The following post is a transcript of a 4-minute weekly radio commentary aired on several Utah radio stations.
When the Utah Legislature passed the Transfer of Public Lands Act (TPLA) in the 2012 general session, it did so for good reasons. The act was a response to 116 years of federal neglect for lands entrusted to it but never returned to Utah. The result is that the federal government owns over 60 percent of the land in Utah. The same is true for several Western states.
The real question is why?
Every state joining the Union did so through a contract with the federal government called an Enabling Act – every state has one and nearly all are identical in this one respect: Each Enabling Act contains the following language,
[T]he people inhabiting said territory do agree and declare that they forever disclaim all right and title to the unappropriated public lands lying within said territory….
That’s pretty clear, isn’t it? “Forever disclaim all right and title”? That means each state gave up its claim to lands now claimed by the federal government.

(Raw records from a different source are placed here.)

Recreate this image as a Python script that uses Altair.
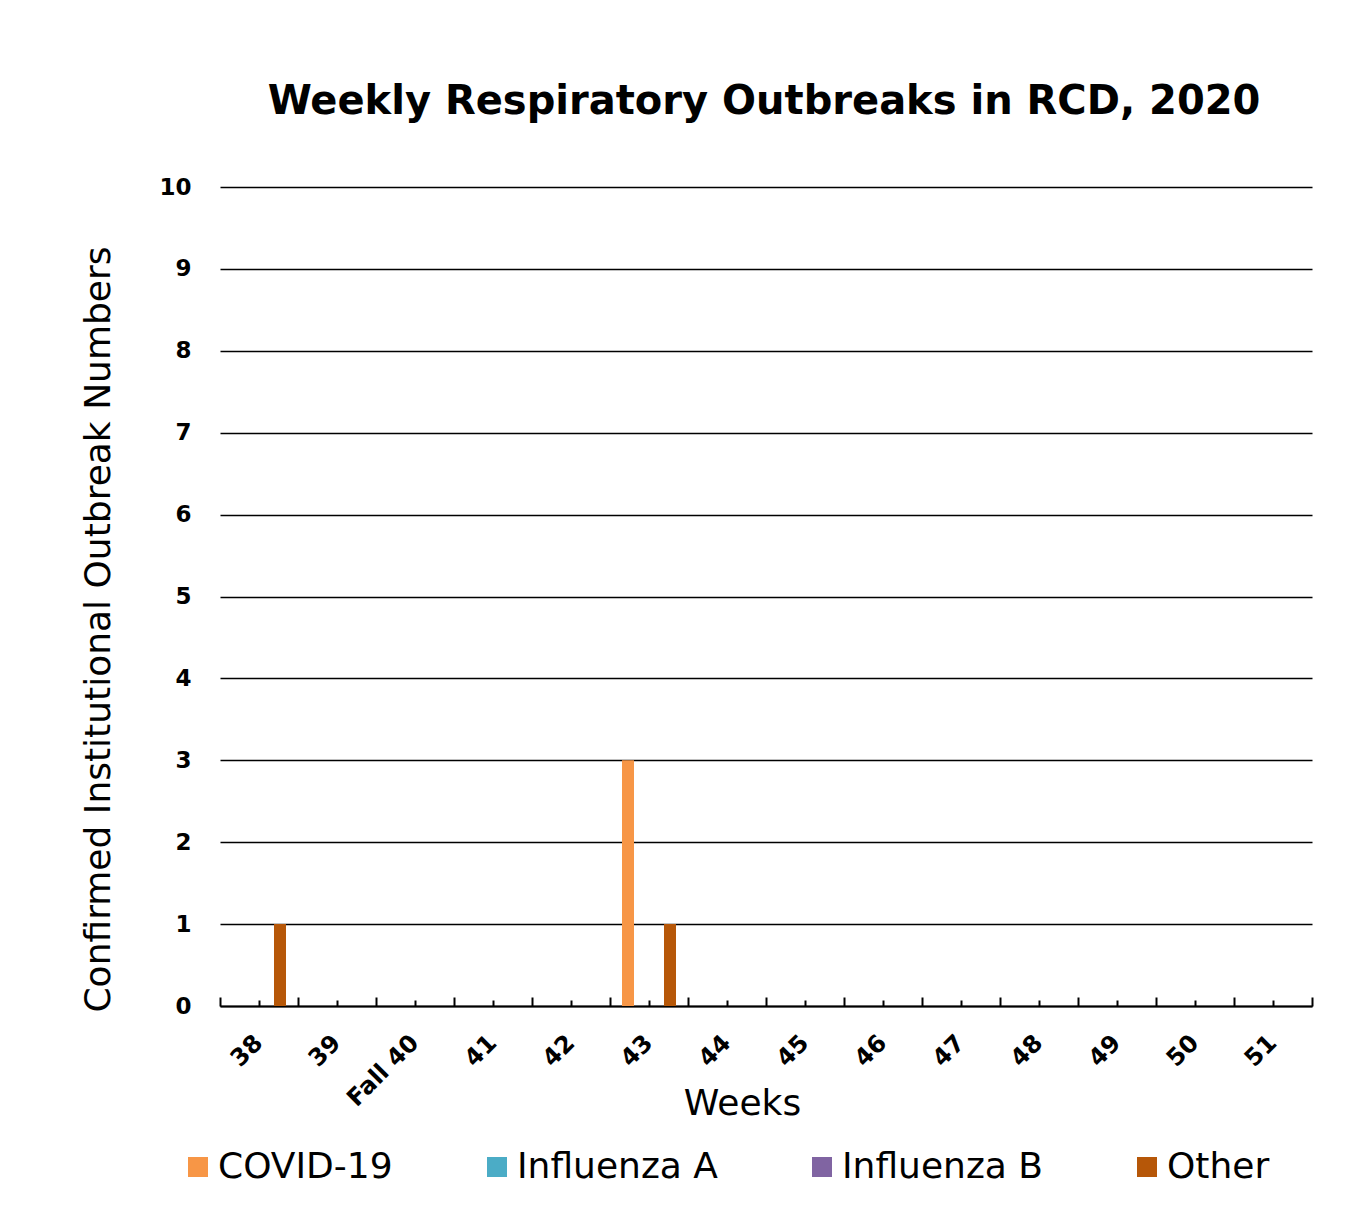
import altair as alt
import pandas as pd

weeks = ["38", "39", "Fall 40", "41", "42", "43", "44", "45", "46", "47", "48", "49", "50", "51"]
series = ["COVID-19", "Influenza A", "Influenza B", "Other"]
covid = [0, 0, 0, 0, 0, 3, 0, 0, 0, 0, 0, 0, 0, 0]
flu_a = [0, 0, 0, 0, 0, 0, 0, 0, 0, 0, 0, 0, 0, 0]
flu_b = [0, 0, 0, 0, 0, 0, 0, 0, 0, 0, 0, 0, 0, 0]
other = [1, 0, 0, 0, 0, 1, 0, 0, 0, 0, 0, 0, 0, 0]
colors = ["#F79646", "#4BACC6", "#8064A2", "#B65708"]
y_ticks = [0, 1, 2, 3, 4, 5, 6, 7, 8, 9, 10]

rows = []
for s, vals in zip(series, [covid, flu_a, flu_b, other]):
    for w, v in zip(weeks, vals):
        rows.append({"week": w, "series": s, "value": v})
df = pd.DataFrame(rows)

FONT = "DejaVu Sans"
W, H = 1092, 819

xscale = alt.Scale(domain=weeks, paddingInner=0, paddingOuter=0)

bars = alt.Chart(df).mark_bar().encode(
    x=alt.X(
        "week:N",
        scale=xscale,
        axis=alt.Axis(
            title="Weeks", orient="bottom", ticks=False, tickSize=0,
            domain=True, domainColor="black", domainWidth=2, grid=False,
            labelAngle=315, labelAlign="right", labelBaseline="middle", labelPadding=33,
            labelFont=FONT, labelFontSize=24, labelFontWeight="bold", labelColor="black",
            titleFont=FONT, titleFontSize=36, titleFontWeight="normal", titleColor="black",
            titleX=522, titleY=97, titleAlign="center", titleBaseline="middle",
        ),
    ),
    xOffset=alt.XOffset("series:N", scale=alt.Scale(domain=series, paddingInner=0.143, paddingOuter=0.857)),
    y=alt.Y(
        "value:Q",
        scale=alt.Scale(domain=[0, 10]),
        axis=alt.Axis(
            title="Confirmed Institutional Outbreak Numbers", values=y_ticks,
            domain=False, ticks=False, tickSize=0, labelPadding=29,
            grid=True, gridColor="black", gridWidth=1.5, gridOpacity=1,
            labelFont=FONT, labelFontSize=23, labelFontWeight="bold", labelColor="black",
            titleFont=FONT, titleFontSize=36, titleFontWeight="normal", titleColor="black",
            titleX=-122, titleY=442, titleAngle=270, titleAlign="center", titleBaseline="middle",
        ),
    ),
    color=alt.Color(
        "series:N",
        scale=alt.Scale(domain=series, range=colors),
        legend=alt.Legend(
            title=None, orient="none", legendX=-40, legendY=962, direction="horizontal",
            columns=4, gridAlign="none", symbolType="square", symbolSize=400, symbolStrokeWidth=0,
            labelFont=FONT, labelFontSize=36, labelColor="black", labelOffset=2, labelLimit=600,
            columnPadding=86,
        ),
    ),
)

major = alt.Chart(df).mark_rule(opacity=0).encode(
    x=alt.X(
        "week:N", scale=xscale,
        axis=alt.Axis(orient="top", offset=-H, labels=False, domain=False, grid=False, title=None,
                      ticks=True, tickBand="extent", tickSize=9, tickWidth=2, tickColor="black"),
    )
)
minor = alt.Chart(df).mark_rule(opacity=0).encode(
    x=alt.X(
        "week:N", scale=xscale,
        axis=alt.Axis(orient="top", offset=-H, labels=False, domain=False, grid=False, title=None,
                      ticks=True, tickBand="center", tickSize=6, tickWidth=2, tickColor="black"),
    )
)

chart = alt.layer(bars, major, minor).resolve_axis(x="independent").properties(
    width=W, height=H,
    background="white",
    autosize=alt.AutoSizeParams(type="none"),
    padding={"left": 212, "top": 179, "right": 31, "bottom": 190},
    title=alt.TitleParams(
        text="Weekly Respiratory Outbreaks in RCD, 2020", font=FONT, fontSize=40, fontWeight="bold",
        color="black", anchor="middle", frame="group", baseline="alphabetic", offset=22, dx=-2,
    ),
).configure_view(strokeWidth=0, stroke="transparent")

chart.save("out.html", embed_options={"renderer": "svg", "actions": False})
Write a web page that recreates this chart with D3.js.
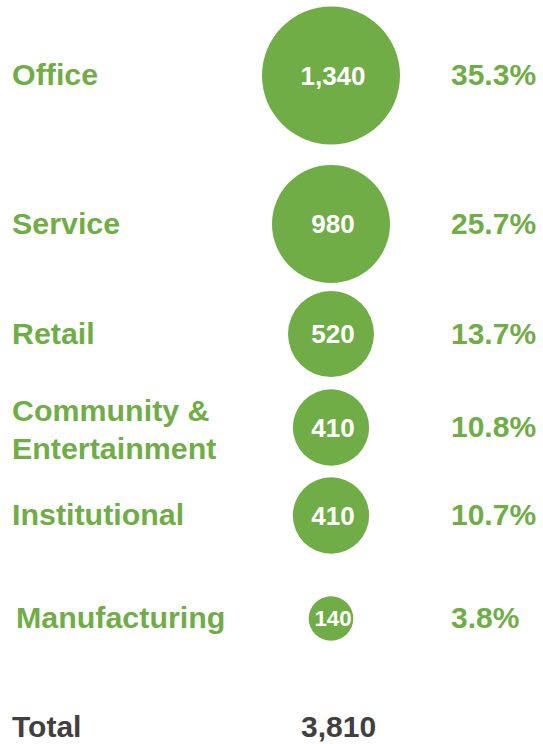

The problem is that Midwestern and Eastern states have Enabling Acts containing the same language. In fact, I just read from the Enabling Act of Nebraska and the federal government owns only 1 percent of its land. Alabama, Louisiana, the Dakotas: Each have the same “forever disclaim” language in their Enabling Acts. And, yet, the federal government has claim to only 2.7 percent, 4.6 percent, 3.9 percent and 5.4 percent of the land in those states, respectively.
Again, why is the West treated differently? Why does the federal government own over 60 percent of the land in Utah?
As much as 90 percent of the land in Illinois and Missouri was once owned by the federal government. But not today. Today, hardly any land in those states is owned by the feds. Here’s today’s political lesson: The people of Illinois and Missouri banded together and demanded that the federal government return the land to these states – in other words, to do what the feds promised to do. Yep, that was a promise – a promise to those states and a promise to the State of Utah.
Public education in Utah might still be lower than other states even with control and ownership of federal lands, but at least Utahns would be able to make that decision if we controlled that land. The same can be said for opportunities to grow our economy and manage our abundant resources. The next time a firefighter dies putting out a blaze on federal land, you can blame the federal government – the feds’ mismanagement of these properties is legendary. They fiddle while Utah burns.
Thirty to 50 percent of most states’ revenues come from the federal government (40 percent here in Utah). Even the United States Government Accounting Office reports that federal finances are “unsustainable.” Most rural populations throughout the West receive federal funds through land-related programs such as payments in lieu of taxes, secure rural schools and mineral leases. We know now what happens in these rural areas when the feds begin sequestration. Let the Oregon woman who was savagely attacked and raped tell you. She called 911 in the face of pending threat only to be told that no public services were available to help her because of a lack of funds. The feds had not only shut down the main source of income in her county (logging) but sequestration cut federal offsets to her community.
Utah did the right thing in passing the Transfer of Public Lands Act. And I look forward to the federal lawsuit to come.
For Sutherland Institute, I’m Paul Mero. Thanks for listening.